▸ Stated exercise
Look below for the line with "Recreate this image" and the line with "5016, 4783, 5076];"; repeat exactly those two lines and all lines between them, but no pictures.

▸ Materials provided
--

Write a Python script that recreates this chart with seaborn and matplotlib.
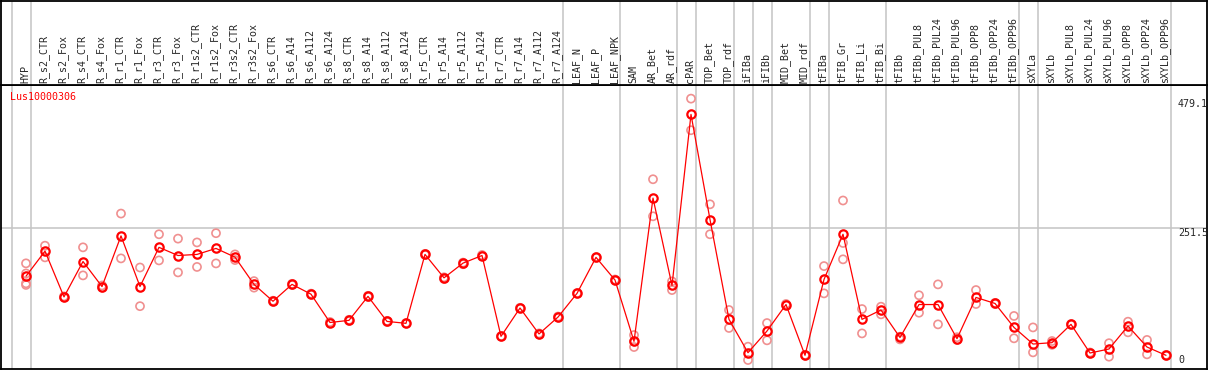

--

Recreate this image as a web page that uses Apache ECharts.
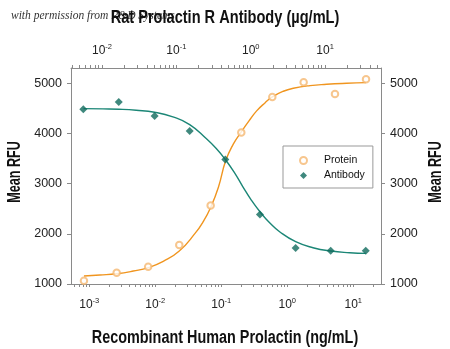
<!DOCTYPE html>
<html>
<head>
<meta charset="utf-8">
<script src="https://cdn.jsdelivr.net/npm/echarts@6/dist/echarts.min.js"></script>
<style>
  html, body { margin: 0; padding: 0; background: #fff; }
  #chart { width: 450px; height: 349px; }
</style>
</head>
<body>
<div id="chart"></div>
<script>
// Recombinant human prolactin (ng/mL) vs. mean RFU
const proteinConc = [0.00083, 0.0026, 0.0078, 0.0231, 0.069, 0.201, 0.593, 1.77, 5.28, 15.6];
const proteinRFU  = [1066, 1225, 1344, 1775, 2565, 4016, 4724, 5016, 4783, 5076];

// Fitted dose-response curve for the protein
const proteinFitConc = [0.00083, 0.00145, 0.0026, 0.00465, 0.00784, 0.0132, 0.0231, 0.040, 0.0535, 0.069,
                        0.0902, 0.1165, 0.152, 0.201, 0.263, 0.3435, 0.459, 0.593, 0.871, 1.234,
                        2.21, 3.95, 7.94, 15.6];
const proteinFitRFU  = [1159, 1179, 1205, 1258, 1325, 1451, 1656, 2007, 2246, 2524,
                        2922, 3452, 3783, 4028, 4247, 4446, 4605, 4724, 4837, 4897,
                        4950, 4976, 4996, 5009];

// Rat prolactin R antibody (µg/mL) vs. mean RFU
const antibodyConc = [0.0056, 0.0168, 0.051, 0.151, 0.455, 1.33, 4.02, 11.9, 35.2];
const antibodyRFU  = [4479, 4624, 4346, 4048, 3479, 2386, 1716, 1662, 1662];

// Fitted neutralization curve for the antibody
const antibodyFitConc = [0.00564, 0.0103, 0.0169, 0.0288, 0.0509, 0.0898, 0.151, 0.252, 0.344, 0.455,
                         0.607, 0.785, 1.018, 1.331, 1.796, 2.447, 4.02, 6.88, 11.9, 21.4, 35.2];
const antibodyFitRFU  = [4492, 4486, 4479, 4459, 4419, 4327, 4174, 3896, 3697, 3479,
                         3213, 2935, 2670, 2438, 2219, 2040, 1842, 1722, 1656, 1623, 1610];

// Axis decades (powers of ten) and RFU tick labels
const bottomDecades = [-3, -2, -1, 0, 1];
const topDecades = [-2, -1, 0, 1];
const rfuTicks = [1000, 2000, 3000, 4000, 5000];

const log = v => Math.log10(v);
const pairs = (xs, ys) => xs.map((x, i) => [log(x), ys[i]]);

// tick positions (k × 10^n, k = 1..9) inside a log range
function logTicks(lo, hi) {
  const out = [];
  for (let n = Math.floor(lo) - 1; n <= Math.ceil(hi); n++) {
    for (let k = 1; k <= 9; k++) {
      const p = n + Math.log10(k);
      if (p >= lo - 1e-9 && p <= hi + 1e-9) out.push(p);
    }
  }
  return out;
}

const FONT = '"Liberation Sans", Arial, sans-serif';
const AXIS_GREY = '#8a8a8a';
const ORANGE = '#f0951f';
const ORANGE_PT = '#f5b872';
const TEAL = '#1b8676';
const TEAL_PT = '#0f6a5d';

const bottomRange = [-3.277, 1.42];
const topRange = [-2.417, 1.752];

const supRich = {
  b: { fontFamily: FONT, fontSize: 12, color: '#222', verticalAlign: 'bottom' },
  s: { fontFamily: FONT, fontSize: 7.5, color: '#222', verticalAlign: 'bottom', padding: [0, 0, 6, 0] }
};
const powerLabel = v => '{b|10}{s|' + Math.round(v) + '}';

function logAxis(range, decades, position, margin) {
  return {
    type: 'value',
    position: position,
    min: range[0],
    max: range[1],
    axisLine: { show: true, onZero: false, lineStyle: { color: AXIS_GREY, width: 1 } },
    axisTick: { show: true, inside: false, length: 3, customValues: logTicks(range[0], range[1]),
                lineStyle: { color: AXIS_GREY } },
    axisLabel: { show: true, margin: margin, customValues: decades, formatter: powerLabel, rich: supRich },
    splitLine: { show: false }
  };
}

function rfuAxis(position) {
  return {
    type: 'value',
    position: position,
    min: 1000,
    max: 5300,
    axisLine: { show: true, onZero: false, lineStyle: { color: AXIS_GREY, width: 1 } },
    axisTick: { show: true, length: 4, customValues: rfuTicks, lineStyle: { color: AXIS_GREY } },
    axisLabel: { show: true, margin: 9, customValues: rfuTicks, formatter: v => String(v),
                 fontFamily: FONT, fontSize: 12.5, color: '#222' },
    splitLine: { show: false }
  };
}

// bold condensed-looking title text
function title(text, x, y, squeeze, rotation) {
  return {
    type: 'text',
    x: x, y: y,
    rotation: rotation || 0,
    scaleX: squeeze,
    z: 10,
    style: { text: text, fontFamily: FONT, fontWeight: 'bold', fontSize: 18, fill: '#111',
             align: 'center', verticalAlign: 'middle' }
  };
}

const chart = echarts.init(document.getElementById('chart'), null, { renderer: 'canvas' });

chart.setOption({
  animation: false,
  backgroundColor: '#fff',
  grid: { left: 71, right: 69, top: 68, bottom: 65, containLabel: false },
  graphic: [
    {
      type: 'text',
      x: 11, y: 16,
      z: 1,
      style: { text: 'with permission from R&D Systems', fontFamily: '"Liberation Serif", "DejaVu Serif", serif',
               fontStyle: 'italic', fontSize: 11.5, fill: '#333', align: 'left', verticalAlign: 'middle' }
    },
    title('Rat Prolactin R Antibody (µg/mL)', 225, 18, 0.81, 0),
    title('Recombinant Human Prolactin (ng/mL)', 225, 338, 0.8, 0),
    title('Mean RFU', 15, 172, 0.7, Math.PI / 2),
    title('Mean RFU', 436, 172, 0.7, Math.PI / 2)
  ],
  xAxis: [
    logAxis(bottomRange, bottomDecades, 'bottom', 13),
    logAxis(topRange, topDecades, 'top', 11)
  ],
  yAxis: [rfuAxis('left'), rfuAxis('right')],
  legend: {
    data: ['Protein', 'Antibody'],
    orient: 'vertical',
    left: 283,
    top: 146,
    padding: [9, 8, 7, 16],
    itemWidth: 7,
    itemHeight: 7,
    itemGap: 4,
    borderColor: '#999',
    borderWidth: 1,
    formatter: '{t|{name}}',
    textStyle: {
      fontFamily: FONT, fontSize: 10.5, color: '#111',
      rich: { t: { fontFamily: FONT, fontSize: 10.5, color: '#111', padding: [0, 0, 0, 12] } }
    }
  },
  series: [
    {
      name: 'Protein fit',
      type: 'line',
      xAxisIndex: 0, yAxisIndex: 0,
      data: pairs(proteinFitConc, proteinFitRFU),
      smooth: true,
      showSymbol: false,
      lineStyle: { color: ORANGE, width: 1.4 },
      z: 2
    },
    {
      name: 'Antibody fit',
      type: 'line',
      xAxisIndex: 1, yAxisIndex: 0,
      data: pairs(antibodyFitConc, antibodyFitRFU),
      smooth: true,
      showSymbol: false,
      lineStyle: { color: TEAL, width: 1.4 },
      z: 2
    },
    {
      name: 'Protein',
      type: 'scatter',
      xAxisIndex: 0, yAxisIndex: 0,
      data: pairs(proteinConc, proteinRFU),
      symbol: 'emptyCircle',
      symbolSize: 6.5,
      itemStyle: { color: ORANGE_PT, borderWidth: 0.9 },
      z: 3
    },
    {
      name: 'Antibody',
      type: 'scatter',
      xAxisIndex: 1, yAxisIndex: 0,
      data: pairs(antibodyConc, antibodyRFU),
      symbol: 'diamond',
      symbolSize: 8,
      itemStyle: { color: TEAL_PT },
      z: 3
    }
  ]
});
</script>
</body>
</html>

--

▸ Response for this exercise
Recreate this image as a web page that uses Apache ECharts.
<!DOCTYPE html>
<html>
<head>
<meta charset="utf-8">
<script src="https://cdn.jsdelivr.net/npm/echarts@6/dist/echarts.min.js"></script>
<style>
  html, body { margin: 0; padding: 0; background: #fff; }
  #chart { width: 450px; height: 349px; }
</style>
</head>
<body>
<div id="chart"></div>
<script>
// Recombinant human prolactin (ng/mL) vs. mean RFU
const proteinConc = [0.00083, 0.0026, 0.0078, 0.0231, 0.069, 0.201, 0.593, 1.77, 5.28, 15.6];
const proteinRFU  = [1066, 1225, 1344, 1775, 2565, 4016, 4724, 5016, 4783, 5076];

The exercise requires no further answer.